Neste sentindo, vemos algumas decisões do TJ-RJ sobre o pagamento do fundo de reserva, quando utilizado para as despesas ordinárias de condomínio:
0031090-43.2008.8.19.0001 (2009.001.02483)
– APELACAO – 1ª Ementa
DES. ODETE KNAACK DE SOUZA – Julgamento: 12/08/2009 – VIGESIMA CAMARA CIVEL
APELAÇÃO CÍVEL. DESPEJO POR FALTA DE PAGAMENTO. PAGAMENTO DO MÊS DE JANEIRO REALIZADO APÓS O AJUIZAMENTO DO FEITO, O QUE JUSTIFICA SUA DEVOLUÇÃO, QUE FOI CORRETAMENTE FEITA NA CONTA DA FILHA E ADVOGADA DA APELANTE. É DE RESPONSABILIDADE DA LOCATÁRIA O PAGAMENTO DO FUNDO DE RESERVA, CONFORME O DISPOSTO NO ARTIGO 23, § 1º, I, DA LEI Nº 8.254/1991. O VALOR REFERENTE À MULTA, JUROS E CORREÇÃO MONETÁRIA DOS ALUGUERES VENCIDOS A PARTIR DE ABRIL DE 2008 É DEVIDO E DECORRE DO ESTIPULADO NO CONTRATO DE LOCAÇÃO. IGUALMENTE CORRETO O ACRÉSCIMO DE 20% SOBRE O VALOR DOS ALUGUÉIS ATRASADOS, A TÍTULO DE HONORÁRIOS DE ADVOGADO, EM RAZÃO DO QUE DISPÕE A CLÁUSULA Nº 28, DO CONTRATO DE LOCAÇÃO. A JURISPRUDÊNCIA DO TJRJ É PACÍFICA NO SENTIDO DE QUE A RESPONSABILIDADE DO LOCADOR PELO PAGAMENTO DOS ALUGUÉIS E ENCARGOS SE ESTENDE ATÉ A EFETIVA ENTREGA DAS CHAVES, NÃO CESSANDO COM A SIMPLES DESOCUPAÇAO DO IMÓVEL. CERCEAMENTO DE DEFESA NÃO CONFIGURADO, CUJA ARGUIÇÃO PRELIMINAR SE REJEITA. DESPROVIMENTO DO RECURSO.
0192580-74.2008.8.19.0001
– APELACAO1ª Ementa
DES. FRANCISCO DE ASSIS PESSANHA – SEXTA CAMARA CIVEL
APELAÇÃO CÍVEL. RITO SUMÁRIO. AÇÃO DE REPETIÇÃO DE INDÉBITO. CONTRATO DE LOCAÇÃO RESIDENCIAL. DESPESAS ACESSÓRIAS DO IMÓVEL. COBRANÇA DE CONDOMÍNIO REFERENTE À REPOSIÇÃO DO FUNDO DE RESERVA E DESPESAS COM O PAGAMENTO DE TAXAS DE SERVIÇOS ESTADUAIS. RESPONSABILIDADE DO LOCATÁRIO. PREVISÃO LEGAL E CONTRATUAL. INTELIGÊNCIA DOS ARTIGOS 23, § 1º, ALÍNEA “I”, E 22, INCISO VIII, DA LEI 8.245/91. SENTENÇA MANTIDA. RECURSO A QUE SE NEGA SEGUIMENTO.
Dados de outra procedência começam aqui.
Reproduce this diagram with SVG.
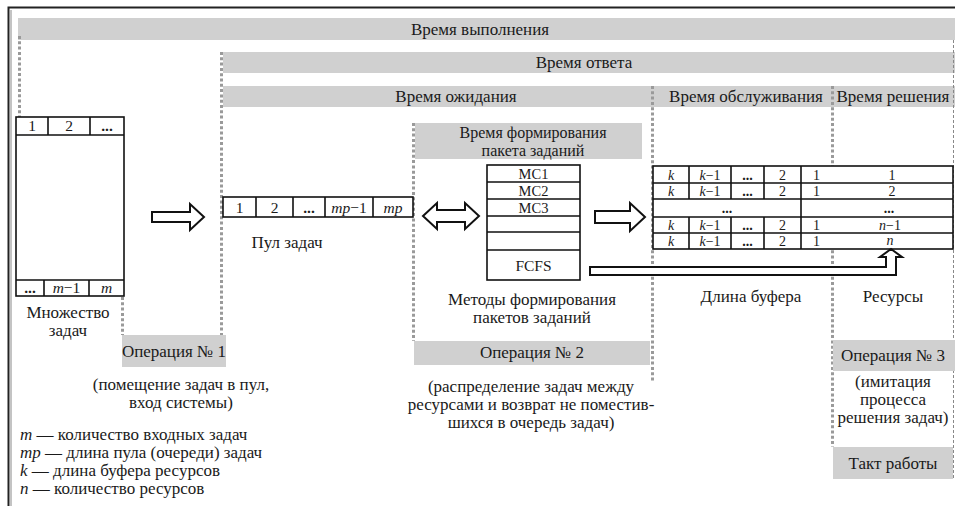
<svg xmlns="http://www.w3.org/2000/svg" width="955" height="506" viewBox="0 0 955 506">
<style>
text{font-family:"Liberation Serif","Times New Roman",serif;fill:#1a1a1a;font-size:17px}
.c{text-anchor:middle}
.s{font-size:15.5px}
.t{font-size:14px}
.m{font-size:14.5px}
.i{font-style:italic}
.b{font-weight:bold}
.bar{fill:#d0d0d0}
.dot{stroke:#9a9a9a;stroke-width:3;stroke-dasharray:3 2.3;fill:none}
.box{fill:#fff;stroke:#111;stroke-width:1.6}
.ln{stroke:#111;stroke-width:1.6;fill:none}
.arr{fill:#fff;stroke:#111;stroke-width:2;stroke-linejoin:miter}
</style>
<rect width="955" height="506" fill="#fff"/>
<!-- frame -->
<g id="frame">
<path d="M8.5,506 V7.5 H955" fill="none" stroke="#222" stroke-width="2"/>
<path d="M11,506 V10" fill="none" stroke="#888" stroke-width="1"/>
</g>
<!-- time bars -->
<g id="bar-execution">
<rect class="bar" x="18" y="18" width="937" height="22"/>
<text class="c" x="480" y="35">Время выполнения</text>
</g>
<g id="bar-response">
<rect class="bar" x="223" y="52" width="732" height="21"/>
<text class="c" x="584" y="68">Время ответа</text>
</g>
<g id="bar-wait">
<rect class="bar" x="223" y="86" width="732" height="21"/>
<text class="c" x="456" y="102">Время ожидания</text>
<text class="c" x="746" y="102">Время обслуживания</text>
<text class="c" x="893" y="102">Время решения</text>
</g>
<g id="bar-forming">
<rect class="bar" x="415" y="123" width="227" height="36"/>
<text class="c" x="533" y="138" style="font-size:16px">Время формирования</text>
<text class="c" x="533" y="156" style="font-size:16px">пакета заданий</text>
</g>
<!-- dotted guide lines -->
<g id="guides">
<line class="dot" x1="19.5" y1="36" x2="19.5" y2="117"/>
<line class="dot" x1="221.5" y1="52" x2="221.5" y2="335"/>
<line class="dot" x1="122.5" y1="297" x2="122.5" y2="335"/>
<line class="dot" x1="413.5" y1="123" x2="413.5" y2="341"/>
<line class="dot" x1="652.5" y1="86" x2="652.5" y2="382"/>
<line class="dot" x1="832.5" y1="86" x2="832.5" y2="447"/>
<line x1="953.5" y1="40" x2="953.5" y2="479" stroke="#888" stroke-width="1" stroke-dasharray="3 2"/>
</g>
<!-- task set -->
<g id="task-set">
<rect class="box" x="16" y="117" width="108" height="179"/>
<path class="ln" d="M16,135 H124 M48,117 V135 M90,117 V135 M16,280 H124 M44,280 V296 M89,280 V296"/>
<text class="c s" x="32" y="131">1</text>
<text class="c s" x="69" y="131">2</text>
<text class="c s b" x="107" y="131">...</text>
<text class="c s b" x="30" y="293">...</text>
<text class="c s" x="66.5" y="293"><tspan class="i">m</tspan>−1</text>
<text class="c s i" x="106.5" y="293">m</text>
<text class="c" x="68" y="318">Множество</text>
<text class="c" x="68" y="336">задач</text>
</g>
<!-- pool -->
<g id="pool">
<rect class="box" x="223" y="197" width="190" height="20"/>
<path class="ln" d="M256,197 V217 M293,197 V217 M325,197 V217 M373,197 V217"/>
<text class="c s" x="239.5" y="213">1</text>
<text class="c s" x="274.5" y="213">2</text>
<text class="c s b" x="309" y="213">...</text>
<text class="c s" x="349" y="213"><tspan class="i">mp</tspan>−1</text>
<text class="c s i" x="393" y="213">mp</text>
<text class="c" x="287" y="248">Пул задач</text>
</g>
<!-- methods -->
<g id="methods">
<rect class="box" x="487" y="165" width="93" height="115"/>
<path class="ln" d="M487,182 H580 M487,199 H580 M487,216 H580 M487,232 H580 M487,250 H580"/>
<text class="c m" x="533.5" y="178.5">MC1</text>
<text class="c m" x="533.5" y="195.5">MC2</text>
<text class="c m" x="533.5" y="212.5">MC3</text>
<text class="c s" x="533.5" y="271">FCFS</text>
<text class="c" x="532" y="305">Методы формирования</text>
<text class="c" x="532" y="323">пакетов заданий</text>
</g>
<!-- buffer / resources -->
<g id="buffer">
<rect class="box" x="653" y="166" width="300" height="83"/>
<path class="ln" d="M653,183 H953 M653,199 H953 M653,217 H953 M653,233 H953 M689,166 V199 M731,166 V199 M764,166 V199 M801,166 V249 M689,217 V249 M731,217 V249 M764,217 V249"/>
<text class="c t i" x="671" y="179.5">k</text><text class="c t" x="710" y="179.5"><tspan class="i">k</tspan>−1</text><text class="c t b" x="747.5" y="179.5">...</text><text class="c t" x="782.5" y="179.5">2</text><text class="c t" x="816.5" y="179.5">1</text><text class="c t" x="892" y="179.5">1</text>
<text class="c t i" x="671" y="195.5">k</text><text class="c t" x="710" y="195.5"><tspan class="i">k</tspan>−1</text><text class="c t b" x="747.5" y="195.5">...</text><text class="c t" x="782.5" y="195.5">2</text><text class="c t" x="816.5" y="195.5">1</text><text class="c t" x="892" y="195.5">2</text>
<text class="c t b" x="727" y="212.5">...</text><text class="c t b" x="889" y="212.5">...</text>
<text class="c t i" x="671" y="229.5">k</text><text class="c t" x="710" y="229.5"><tspan class="i">k</tspan>−1</text><text class="c t b" x="747.5" y="229.5">...</text><text class="c t" x="782.5" y="229.5">2</text><text class="c t" x="816.5" y="229.5">1</text><text class="c t" x="890" y="229.5"><tspan class="i">n</tspan>−1</text>
<text class="c t i" x="671" y="245.5">k</text><text class="c t" x="710" y="245.5"><tspan class="i">k</tspan>−1</text><text class="c t b" x="747.5" y="245.5">...</text><text class="c t" x="782.5" y="245.5">2</text><text class="c t" x="816.5" y="245.5">1</text><text class="c t i" x="890" y="245">n</text>
<text class="c" x="751" y="302">Длина буфера</text>
<text class="c" x="893" y="302">Ресурсы</text>
</g>
<!-- operations -->
<g id="op1">
<rect class="bar" x="122" y="335" width="104" height="32"/>
<text class="c" x="174" y="357">Операция № 1</text>
<text class="c" x="181" y="390">(помещение задач в пул,</text>
<text class="c" x="181" y="408">вход системы)</text>
</g>
<g id="op2">
<rect class="bar" x="414" y="341" width="236" height="24"/>
<text class="c" x="532" y="358">Операция № 2</text>
<text class="c" x="531" y="392">(распределение задач между</text>
<text class="c" x="531" y="410">ресурсами и возврат не поместив-</text>
<text class="c" x="531" y="428">шихся в очередь задач)</text>
</g>
<g id="op3">
<rect class="bar" x="833" y="340" width="122" height="31"/>
<text class="c" x="893" y="361">Операция № 3</text>
<text class="c" x="893" y="387">(имитация</text>
<text class="c" x="893" y="405">процесса</text>
<text class="c" x="893" y="423">решения задач)</text>
</g>
<g id="tact">
<rect class="bar" x="833" y="447" width="120" height="32"/>
<text class="c" x="893" y="469">Такт работы</text>
</g>
<!-- legend -->
<g id="legend">
<text x="20" y="440"><tspan class="i">m</tspan> — количество входных задач</text>
<text x="20" y="458"><tspan class="i">mp</tspan> — длина пула (очереди) задач</text>
<text x="20" y="476"><tspan class="i">k</tspan> — длина буфера ресурсов</text>
<text x="20" y="494"><tspan class="i">n</tspan> — количество ресурсов</text>
</g>
<!-- connectors -->
<g id="connectors">
<path class="arr" d="M152,212 L190,212 L190,204 L204,217 L190,230 L190,222 L152,222 Z"/>
<path class="arr" d="M423,216 L437,203 L437,210 L465,210 L465,203 L479,216 L465,229 L465,222 L437,222 L437,229 Z"/>
<path class="arr" d="M595,211 L630,211 L630,203 L645,217 L630,231 L630,223 L595,223 Z"/>
<path class="arr" d="M590,267 L886,267 L886,257 L880,257 L891,249 L902,257 L896,257 L896,275 L590,275 Z"/>
</g>
</svg>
0033644-56.2005.8.19.0000 (2005.002.29395)
– AGRAVO DE INSTRUMENTO 1ª Ementa
DES. MARIA HENRIQUETA LOBO – SETIMA CAMARA CIVEL
DECISAO MONOCRÁTICA
Agravo de instrumento. Ação de despejo por falta de pagamento cumulada com cobrança de alugueres e encargos. Fundo de reserva. Inteligência do artigo 23, inciso XII, alínea i, da Lei n° 8.245/91. Cabe ao locatário o pagamento das verbas referentes ao fundo de reserva porquanto são despesas ordinárias do condomínio. Responsabilidade solidária da fiadora. Recurso manifestamente improcedente a que se nega seguimento com fulcro no artigo 557 do Código de Processo Civil.